Are angels more or less likely to follow the heard or be arbitrary? (EG: he's nervous while pitching us therefore, he must be hiding something)

Since Angels these days have rather large amounts of funds, and the cost of running a company is much smaller -- I believe we'll be able to service up to 200 million customers for about $300/month operating costs excluding salaries which nobody is taking right now.

Do we really even need to deal with VCs anymore?

Why not take a series of Angel investments? Seems many companies could be done in three:

$100k: Seed stage

$100-$500k: Have product/market fit and getting traction.

$500k-$2M: Profitable and want to spend heavily on marketing and growing the team.

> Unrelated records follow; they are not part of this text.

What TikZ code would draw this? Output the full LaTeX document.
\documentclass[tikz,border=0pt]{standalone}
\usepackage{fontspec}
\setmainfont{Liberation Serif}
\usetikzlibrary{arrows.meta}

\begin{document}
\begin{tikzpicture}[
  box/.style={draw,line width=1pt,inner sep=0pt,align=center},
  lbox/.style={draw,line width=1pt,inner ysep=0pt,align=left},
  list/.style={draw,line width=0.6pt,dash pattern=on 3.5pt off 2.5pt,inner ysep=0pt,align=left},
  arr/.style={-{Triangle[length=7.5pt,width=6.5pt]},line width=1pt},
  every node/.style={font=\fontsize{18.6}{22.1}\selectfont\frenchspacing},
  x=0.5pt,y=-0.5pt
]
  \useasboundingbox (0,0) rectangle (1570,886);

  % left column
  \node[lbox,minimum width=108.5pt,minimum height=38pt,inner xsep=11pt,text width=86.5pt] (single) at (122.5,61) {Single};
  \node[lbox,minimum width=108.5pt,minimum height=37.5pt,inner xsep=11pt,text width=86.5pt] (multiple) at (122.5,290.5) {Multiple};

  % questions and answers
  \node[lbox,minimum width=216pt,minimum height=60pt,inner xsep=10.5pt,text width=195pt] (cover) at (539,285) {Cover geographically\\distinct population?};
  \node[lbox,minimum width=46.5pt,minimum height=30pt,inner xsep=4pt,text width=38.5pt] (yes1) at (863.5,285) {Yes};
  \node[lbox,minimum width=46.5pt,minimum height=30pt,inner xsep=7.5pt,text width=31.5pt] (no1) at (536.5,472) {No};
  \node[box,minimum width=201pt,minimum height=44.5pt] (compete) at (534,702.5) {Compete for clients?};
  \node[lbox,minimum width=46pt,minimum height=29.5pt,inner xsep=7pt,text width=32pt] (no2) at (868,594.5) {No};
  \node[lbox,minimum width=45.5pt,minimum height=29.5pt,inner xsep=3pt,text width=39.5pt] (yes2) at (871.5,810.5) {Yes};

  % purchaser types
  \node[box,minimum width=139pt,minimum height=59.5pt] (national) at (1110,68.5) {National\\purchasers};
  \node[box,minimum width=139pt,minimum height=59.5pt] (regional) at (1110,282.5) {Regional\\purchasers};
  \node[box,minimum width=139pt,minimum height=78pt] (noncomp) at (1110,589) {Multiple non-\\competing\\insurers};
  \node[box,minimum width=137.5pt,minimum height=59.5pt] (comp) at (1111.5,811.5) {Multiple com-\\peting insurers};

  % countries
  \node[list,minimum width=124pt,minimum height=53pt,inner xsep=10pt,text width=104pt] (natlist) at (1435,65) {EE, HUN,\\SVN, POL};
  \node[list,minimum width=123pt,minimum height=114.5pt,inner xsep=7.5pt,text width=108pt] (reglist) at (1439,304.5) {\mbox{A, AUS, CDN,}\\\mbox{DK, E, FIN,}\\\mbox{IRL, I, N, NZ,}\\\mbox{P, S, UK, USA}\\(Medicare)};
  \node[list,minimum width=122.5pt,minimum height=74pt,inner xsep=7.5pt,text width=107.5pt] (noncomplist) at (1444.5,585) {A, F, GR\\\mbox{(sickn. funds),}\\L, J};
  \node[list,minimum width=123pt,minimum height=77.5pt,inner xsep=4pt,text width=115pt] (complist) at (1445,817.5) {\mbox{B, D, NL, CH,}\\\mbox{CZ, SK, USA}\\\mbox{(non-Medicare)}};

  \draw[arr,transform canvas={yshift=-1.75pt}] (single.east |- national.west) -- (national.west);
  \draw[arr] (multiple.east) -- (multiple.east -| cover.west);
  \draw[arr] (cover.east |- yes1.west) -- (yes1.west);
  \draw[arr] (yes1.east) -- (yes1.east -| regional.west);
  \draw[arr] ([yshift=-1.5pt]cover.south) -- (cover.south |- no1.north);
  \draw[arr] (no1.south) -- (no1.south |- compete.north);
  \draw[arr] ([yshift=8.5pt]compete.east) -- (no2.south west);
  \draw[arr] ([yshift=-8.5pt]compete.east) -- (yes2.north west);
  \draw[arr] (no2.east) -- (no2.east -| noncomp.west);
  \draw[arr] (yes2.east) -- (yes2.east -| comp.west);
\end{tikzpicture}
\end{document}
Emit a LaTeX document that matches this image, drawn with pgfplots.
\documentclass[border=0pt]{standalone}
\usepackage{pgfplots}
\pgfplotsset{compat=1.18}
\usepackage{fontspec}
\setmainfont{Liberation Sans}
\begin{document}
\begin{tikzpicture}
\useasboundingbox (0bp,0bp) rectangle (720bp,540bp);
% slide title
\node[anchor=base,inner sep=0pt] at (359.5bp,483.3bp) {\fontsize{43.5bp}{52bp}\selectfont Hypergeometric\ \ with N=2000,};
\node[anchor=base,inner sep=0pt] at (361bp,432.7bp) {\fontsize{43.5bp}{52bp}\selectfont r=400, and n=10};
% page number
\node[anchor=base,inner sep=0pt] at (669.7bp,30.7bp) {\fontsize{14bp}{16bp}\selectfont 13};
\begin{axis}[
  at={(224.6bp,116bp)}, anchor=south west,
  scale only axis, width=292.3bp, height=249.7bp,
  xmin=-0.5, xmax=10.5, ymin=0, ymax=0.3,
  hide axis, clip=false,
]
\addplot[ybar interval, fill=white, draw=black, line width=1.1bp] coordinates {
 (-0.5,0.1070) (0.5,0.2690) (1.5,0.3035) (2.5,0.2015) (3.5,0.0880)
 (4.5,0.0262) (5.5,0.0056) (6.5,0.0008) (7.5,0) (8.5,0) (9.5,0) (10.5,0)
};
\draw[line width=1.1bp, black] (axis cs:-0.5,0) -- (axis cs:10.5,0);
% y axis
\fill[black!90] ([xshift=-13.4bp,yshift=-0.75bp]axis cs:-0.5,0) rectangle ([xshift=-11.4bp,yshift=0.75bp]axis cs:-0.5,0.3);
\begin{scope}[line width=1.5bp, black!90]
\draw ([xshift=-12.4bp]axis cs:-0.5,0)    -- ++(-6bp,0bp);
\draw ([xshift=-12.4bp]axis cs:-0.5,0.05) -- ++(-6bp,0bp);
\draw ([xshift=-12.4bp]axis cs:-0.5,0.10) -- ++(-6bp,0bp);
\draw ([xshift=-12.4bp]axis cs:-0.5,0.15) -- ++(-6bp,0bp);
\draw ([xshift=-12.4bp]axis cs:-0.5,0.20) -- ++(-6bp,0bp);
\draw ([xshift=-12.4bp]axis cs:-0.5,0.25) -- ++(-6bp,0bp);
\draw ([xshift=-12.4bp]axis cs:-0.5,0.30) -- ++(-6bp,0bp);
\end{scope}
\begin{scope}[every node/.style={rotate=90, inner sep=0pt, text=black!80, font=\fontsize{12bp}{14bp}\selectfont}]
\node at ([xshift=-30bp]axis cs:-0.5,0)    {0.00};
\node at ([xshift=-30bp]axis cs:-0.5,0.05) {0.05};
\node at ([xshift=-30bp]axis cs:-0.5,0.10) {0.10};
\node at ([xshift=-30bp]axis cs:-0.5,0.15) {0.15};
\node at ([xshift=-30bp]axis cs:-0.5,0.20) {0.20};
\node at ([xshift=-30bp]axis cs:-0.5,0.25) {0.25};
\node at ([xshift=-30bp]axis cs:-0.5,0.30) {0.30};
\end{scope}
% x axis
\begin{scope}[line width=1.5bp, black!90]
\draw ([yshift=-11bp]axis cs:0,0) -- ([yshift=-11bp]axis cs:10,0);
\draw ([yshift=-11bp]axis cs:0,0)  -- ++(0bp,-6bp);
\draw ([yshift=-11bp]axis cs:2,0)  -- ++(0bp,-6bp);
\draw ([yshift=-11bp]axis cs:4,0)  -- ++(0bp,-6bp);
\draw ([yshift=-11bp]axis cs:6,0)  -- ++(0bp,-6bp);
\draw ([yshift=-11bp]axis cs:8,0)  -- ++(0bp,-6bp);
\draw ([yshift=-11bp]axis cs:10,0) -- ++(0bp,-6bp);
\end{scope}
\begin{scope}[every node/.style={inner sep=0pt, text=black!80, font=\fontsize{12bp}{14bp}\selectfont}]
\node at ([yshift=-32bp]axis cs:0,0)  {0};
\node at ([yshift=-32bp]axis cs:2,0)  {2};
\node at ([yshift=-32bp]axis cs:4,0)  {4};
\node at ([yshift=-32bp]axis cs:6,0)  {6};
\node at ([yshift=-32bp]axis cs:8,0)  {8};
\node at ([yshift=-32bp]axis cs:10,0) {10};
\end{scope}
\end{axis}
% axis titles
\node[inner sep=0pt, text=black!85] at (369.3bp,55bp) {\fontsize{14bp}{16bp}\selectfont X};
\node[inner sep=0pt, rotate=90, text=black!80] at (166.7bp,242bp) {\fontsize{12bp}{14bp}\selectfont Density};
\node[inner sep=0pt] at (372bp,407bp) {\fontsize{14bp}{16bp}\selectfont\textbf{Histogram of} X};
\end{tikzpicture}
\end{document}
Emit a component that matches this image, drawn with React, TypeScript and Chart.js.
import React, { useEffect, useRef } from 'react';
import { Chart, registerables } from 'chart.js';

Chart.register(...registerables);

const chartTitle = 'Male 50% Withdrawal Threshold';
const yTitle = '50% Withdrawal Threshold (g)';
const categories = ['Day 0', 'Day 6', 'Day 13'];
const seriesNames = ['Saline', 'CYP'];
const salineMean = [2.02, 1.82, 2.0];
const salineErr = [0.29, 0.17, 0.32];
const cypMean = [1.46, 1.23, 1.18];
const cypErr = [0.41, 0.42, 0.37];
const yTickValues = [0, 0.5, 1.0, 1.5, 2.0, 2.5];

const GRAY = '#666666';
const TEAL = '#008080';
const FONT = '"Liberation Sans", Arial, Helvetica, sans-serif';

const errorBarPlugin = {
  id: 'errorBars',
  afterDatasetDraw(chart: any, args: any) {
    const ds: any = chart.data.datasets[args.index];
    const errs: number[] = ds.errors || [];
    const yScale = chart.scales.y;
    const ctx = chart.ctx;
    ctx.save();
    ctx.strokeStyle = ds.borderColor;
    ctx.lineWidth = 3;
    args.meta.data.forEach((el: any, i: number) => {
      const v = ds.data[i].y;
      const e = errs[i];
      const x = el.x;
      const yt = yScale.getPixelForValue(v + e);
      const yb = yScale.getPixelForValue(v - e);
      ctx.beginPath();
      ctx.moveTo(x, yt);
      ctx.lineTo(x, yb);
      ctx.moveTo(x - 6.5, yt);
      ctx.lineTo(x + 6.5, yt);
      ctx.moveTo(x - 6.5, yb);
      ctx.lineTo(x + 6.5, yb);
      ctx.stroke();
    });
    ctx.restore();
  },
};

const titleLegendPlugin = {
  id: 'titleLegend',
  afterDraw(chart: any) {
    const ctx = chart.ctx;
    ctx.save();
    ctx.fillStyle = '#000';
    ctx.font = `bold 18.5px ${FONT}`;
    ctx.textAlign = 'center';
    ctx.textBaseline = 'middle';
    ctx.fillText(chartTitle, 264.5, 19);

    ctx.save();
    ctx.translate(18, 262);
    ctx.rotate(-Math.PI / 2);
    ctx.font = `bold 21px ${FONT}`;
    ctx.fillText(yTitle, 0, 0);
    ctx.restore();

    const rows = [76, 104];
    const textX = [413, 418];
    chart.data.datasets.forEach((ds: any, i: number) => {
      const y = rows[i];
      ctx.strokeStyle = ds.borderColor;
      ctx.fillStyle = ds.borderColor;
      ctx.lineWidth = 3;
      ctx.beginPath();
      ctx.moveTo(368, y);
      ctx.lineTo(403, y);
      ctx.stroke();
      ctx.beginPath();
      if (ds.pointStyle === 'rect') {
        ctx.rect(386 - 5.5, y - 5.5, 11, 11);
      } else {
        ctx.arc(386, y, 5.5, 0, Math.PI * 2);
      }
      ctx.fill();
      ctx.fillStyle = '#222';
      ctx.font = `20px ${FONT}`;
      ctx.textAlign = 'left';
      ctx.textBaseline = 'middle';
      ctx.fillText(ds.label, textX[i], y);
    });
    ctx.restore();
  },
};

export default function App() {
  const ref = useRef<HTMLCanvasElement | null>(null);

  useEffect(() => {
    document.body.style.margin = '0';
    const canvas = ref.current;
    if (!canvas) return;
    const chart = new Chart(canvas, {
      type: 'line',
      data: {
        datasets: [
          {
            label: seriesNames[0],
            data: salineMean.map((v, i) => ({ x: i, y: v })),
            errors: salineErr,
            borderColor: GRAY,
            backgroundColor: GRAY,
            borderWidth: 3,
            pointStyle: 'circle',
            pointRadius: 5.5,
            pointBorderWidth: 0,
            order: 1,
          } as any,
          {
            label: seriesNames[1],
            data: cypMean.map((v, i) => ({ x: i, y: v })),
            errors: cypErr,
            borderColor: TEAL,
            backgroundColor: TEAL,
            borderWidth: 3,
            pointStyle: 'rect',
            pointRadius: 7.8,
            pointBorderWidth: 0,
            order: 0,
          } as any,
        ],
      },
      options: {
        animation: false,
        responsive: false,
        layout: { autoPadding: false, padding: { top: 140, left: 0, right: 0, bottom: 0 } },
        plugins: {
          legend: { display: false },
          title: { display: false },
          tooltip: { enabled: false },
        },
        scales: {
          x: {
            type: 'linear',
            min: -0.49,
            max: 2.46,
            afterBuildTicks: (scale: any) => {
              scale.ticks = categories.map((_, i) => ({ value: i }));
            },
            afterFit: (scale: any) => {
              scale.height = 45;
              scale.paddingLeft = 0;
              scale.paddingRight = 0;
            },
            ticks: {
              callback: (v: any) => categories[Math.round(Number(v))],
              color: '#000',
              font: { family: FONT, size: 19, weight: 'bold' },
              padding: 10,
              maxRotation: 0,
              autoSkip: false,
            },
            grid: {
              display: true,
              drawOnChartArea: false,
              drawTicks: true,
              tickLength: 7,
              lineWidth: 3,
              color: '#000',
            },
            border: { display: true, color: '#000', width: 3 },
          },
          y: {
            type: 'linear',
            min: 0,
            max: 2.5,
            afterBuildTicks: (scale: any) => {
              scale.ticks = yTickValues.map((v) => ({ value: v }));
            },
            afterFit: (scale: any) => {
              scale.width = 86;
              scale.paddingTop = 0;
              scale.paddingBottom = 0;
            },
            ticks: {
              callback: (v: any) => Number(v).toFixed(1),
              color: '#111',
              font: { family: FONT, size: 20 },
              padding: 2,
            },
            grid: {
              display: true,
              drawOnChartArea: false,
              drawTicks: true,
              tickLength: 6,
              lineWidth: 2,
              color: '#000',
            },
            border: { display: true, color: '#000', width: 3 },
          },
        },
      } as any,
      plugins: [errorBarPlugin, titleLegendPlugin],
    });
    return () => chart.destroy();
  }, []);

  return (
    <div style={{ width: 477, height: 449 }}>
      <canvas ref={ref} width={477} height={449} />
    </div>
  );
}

Seems like those rounds should be sufficient for a lot of companies, like say Instagram. And they're small enough to be handled by a syndicate of angels. And if the company is of the type that it then needs to raise $5M-$15M for further growth, at that stage you could probably get VCs in on much more reasonable terms.

1 comments

Many startups are not website hacked together over a few months, they require much more time and more capital. Even limiting it to the domain of software-based services, applications that are based on genuinely new software technology still require building an enormous amount of software infrastructure that cannot be slapped together with a clever bit of scripting. Most of the really interesting stuff requires capital because it requires a lot of very careful and very high-end code development.

I would strongly recommend bootstrapping if possible but that is not feasible for many cases. Some people conflate the "<well-known startup> for <noun> website" startups with the actual technology startups. If your startup requires shipping a 100k lines of novel and bulletproof code, you are not going to be doing it for less than a couple million bucks. Software development of the purest kind is expensive but it also produces much of the interesting value.